Early priorities for the new secretariat include its new website, which is already up, and improving communications with and between the Movement’s members. The secretariat is also organising the Movement’s third Global Mental Health Summit and in the longer term, has a more ambitious goal: persuading the United Nations to hold a General Assembly special session on mental health. “That is a pretty big task. It requires global collaboration, funding, organisation and strong administration support,” he says. “The Movement and its partners and the secretariat will be working hard on this.”

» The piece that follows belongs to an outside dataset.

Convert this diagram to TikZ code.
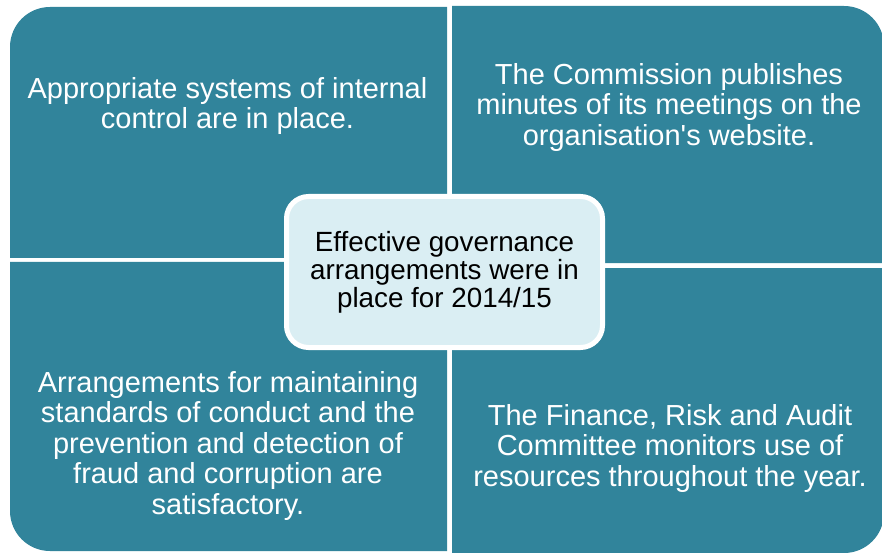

Funding to run the secretariat itself is another early priority ¬– but lack of money is not holding back Associate Professor Minas’s plans. His focus is on the bigger picture of how to get funding organisations to better allocate resources to this sector. “Increasingly money is available to low and middle income countries but the capacity to do high quality research, policy or other essential work is largely to be found in countries like Australia, the United Kingdom and the United States,” he says. “We need to develop capacity at both ends – in the countries needing to develop skills and programs and in the organisations like ours that are providing technical and other forms of assistance.“
Funding organisations need to understand that it is vital to adequately support low and middle income countries and the organisations that provide essential technical assistance,” he says. “There is a need for better and more sustained technical support and better evidence – which means high quality research, and evaluation of outcomes of funding programs.”